Santi, el todoterreno Luis Tosar, es un taxista que se ve afectado por un atentado en un aeropuerto de Madrid. Al querer colaborar con los damnificados, recoge al herido equivocado, ya que se trata del único terrorista sobreviviente que lo toma como rehén. En su huida la tensión inicial entre ambos disminuye y cuando los vínculos parecen encaminarse hacia una salida pacífica, un volantazo en la trama pone nuevamente en peligro al atribulado conductor, al ser convertido en una bomba humana por la organización guerrillera, que exige su exhibición para los medios por la Gran Vía de la capital española.

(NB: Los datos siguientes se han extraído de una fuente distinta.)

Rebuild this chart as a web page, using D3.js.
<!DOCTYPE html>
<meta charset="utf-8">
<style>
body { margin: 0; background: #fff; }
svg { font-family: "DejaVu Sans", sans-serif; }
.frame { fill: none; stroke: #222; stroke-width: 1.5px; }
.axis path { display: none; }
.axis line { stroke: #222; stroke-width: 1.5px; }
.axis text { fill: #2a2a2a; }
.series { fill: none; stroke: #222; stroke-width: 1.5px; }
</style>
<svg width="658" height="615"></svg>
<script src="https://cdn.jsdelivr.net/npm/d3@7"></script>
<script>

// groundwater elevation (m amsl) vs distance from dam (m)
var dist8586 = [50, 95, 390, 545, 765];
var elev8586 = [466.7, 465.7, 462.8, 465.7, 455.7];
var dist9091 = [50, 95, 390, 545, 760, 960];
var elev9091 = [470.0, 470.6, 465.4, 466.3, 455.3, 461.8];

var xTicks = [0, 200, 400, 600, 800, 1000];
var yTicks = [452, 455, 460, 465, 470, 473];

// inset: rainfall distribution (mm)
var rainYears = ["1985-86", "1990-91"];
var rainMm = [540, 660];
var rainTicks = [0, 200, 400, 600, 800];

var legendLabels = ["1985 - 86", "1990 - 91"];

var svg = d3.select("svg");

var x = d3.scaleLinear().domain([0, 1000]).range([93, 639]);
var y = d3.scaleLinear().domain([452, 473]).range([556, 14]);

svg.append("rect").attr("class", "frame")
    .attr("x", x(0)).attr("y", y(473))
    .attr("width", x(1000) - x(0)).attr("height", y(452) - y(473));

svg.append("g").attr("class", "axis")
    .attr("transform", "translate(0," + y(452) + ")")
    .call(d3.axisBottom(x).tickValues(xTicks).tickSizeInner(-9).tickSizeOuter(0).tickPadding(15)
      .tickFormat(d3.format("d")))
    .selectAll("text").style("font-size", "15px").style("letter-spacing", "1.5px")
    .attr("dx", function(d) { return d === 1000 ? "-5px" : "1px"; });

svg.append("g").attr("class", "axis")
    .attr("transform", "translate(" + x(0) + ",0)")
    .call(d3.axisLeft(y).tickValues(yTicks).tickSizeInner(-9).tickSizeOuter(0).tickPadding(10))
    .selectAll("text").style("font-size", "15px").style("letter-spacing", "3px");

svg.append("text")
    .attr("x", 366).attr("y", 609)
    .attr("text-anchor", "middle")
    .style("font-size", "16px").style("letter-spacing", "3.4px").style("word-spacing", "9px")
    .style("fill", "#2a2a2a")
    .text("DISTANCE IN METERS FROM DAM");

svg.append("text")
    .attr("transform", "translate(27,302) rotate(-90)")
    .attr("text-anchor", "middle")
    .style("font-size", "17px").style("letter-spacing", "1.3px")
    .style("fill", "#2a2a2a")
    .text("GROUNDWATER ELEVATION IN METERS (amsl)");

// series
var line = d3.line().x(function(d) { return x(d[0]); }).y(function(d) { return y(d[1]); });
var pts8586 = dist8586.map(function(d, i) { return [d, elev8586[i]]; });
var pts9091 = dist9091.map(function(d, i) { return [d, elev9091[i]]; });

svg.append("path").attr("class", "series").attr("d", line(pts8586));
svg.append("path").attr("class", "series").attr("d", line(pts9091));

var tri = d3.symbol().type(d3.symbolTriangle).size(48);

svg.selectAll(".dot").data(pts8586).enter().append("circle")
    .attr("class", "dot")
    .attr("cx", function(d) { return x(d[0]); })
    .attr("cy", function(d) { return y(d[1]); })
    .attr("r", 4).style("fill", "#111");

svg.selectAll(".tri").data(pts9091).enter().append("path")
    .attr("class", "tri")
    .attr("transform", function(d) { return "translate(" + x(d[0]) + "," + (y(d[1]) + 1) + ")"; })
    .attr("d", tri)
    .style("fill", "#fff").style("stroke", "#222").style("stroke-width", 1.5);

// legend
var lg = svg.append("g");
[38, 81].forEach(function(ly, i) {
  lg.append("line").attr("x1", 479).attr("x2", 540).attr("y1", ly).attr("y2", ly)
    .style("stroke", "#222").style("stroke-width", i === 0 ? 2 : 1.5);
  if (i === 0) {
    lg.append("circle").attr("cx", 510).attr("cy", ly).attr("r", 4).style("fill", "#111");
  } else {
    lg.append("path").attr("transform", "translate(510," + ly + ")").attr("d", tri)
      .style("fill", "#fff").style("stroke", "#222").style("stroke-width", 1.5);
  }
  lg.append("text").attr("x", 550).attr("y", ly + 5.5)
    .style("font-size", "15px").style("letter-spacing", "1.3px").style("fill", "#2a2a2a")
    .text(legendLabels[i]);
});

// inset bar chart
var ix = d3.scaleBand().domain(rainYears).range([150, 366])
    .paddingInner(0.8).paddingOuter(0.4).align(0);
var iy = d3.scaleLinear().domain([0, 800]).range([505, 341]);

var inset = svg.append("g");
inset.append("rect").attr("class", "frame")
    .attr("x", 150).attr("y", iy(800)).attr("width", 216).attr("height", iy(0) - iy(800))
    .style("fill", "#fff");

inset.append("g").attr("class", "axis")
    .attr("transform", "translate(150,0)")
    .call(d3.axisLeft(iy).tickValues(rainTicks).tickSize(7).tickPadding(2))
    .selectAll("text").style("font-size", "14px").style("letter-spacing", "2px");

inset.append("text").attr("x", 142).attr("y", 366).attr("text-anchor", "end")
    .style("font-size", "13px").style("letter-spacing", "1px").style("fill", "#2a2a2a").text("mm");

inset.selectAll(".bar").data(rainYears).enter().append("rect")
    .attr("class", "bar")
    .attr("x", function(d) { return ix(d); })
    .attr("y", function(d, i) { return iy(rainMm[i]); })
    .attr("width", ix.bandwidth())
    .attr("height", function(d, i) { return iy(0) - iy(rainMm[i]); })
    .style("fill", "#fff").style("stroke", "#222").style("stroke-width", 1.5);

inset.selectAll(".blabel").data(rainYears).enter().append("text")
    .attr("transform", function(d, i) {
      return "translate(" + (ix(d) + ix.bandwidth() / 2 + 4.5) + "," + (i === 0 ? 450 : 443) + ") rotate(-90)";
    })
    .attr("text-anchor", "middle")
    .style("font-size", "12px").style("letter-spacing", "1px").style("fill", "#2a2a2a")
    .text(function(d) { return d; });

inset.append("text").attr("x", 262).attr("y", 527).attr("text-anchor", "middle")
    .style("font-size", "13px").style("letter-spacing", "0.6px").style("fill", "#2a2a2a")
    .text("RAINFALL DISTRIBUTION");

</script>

A partir del ataque en la estación aérea varias líneas narrativas atraviesan la trama. Por un lado, las penurias del rehén y su secuestrador, por otro lado, el entorno familiar del taxista con un pasado traumático a cuestas, los miembros de la organización terrorista y su accionar, la intimidad del hogar del guerrillero que decidió no inmolarse y las fuerzas del orden que intentan primero ubicar al terrorista sobreviviente y luego desarmar el artefacto explosivo.

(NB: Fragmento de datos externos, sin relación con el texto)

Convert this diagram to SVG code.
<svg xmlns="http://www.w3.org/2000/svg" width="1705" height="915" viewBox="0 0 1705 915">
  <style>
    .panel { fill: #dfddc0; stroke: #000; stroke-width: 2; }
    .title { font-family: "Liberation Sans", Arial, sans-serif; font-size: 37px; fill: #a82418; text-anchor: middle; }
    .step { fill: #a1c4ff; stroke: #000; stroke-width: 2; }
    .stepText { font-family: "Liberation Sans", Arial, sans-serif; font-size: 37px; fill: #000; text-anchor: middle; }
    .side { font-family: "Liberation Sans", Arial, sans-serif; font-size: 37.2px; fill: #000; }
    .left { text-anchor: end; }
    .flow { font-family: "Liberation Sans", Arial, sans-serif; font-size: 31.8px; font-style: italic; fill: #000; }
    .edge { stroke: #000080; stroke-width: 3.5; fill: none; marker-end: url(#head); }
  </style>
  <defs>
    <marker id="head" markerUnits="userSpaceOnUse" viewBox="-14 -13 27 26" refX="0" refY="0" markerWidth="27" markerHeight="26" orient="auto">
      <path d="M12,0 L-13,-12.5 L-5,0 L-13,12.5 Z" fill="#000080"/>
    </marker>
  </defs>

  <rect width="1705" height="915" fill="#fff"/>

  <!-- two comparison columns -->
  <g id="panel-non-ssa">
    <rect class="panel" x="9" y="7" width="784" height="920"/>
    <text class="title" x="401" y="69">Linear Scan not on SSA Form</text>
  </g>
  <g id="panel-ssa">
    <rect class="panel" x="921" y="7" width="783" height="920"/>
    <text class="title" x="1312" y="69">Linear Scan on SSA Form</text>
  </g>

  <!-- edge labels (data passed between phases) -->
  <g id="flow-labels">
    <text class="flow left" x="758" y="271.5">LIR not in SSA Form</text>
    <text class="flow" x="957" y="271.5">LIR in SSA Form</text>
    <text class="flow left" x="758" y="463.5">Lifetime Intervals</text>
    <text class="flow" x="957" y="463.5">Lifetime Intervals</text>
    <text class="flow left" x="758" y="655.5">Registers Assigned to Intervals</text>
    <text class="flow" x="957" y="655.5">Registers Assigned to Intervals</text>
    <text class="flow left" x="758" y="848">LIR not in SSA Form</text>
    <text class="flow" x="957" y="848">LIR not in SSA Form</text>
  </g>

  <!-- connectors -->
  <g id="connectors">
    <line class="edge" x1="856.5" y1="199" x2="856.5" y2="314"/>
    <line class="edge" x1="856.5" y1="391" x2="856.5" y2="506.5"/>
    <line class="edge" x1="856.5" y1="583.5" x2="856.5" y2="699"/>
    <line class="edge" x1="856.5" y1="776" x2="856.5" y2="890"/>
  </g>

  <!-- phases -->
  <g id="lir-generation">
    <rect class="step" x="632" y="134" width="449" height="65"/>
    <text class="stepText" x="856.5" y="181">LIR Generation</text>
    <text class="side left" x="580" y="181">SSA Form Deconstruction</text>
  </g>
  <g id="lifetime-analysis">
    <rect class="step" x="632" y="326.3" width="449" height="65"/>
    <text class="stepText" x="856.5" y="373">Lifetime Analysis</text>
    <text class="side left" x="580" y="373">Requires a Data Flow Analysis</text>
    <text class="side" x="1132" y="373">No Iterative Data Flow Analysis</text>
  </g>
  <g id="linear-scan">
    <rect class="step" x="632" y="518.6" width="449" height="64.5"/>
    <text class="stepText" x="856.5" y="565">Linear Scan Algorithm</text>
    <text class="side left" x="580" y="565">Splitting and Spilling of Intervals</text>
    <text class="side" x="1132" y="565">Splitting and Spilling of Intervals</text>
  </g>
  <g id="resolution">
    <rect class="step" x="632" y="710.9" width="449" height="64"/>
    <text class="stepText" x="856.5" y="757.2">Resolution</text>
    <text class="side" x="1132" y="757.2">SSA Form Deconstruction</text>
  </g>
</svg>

A cargo del operativo se encuentra Pilar (Inma Cuesta) en un rol parecido al de Itziar Ituño en la primera temporada de “La casa de papel”, ya que debe lidiar con sus pares y superiores, todos hombres que ponen en jaque sus decisiones. A partir de la mitad del metraje el guión se centra en los dos protagonistas: Pilar y Santi. Los roles secundarios, salvo el del terrorista, no tienen un desarrollo adecuado y solo sirven de complemento para dar pie al accionar de la jefa de inteligencia y a la víctima del fanatismo religioso.
Lo mejor de la película está en los momentos de tensión (una bomba a punto de estallar siempre tiene al espectador agarrado a su butaca), apoyados por un montaje vertiginoso y una cámara que nunca se queda quieta. Si bien la cara de susto de Luis Tosar no ayuda mucho, la historia no decae y se la puede seguir como un pasatiempo sin complicaciones, un producto bien servido sin ninguna hilacha suelta que ponga en duda al auditorio.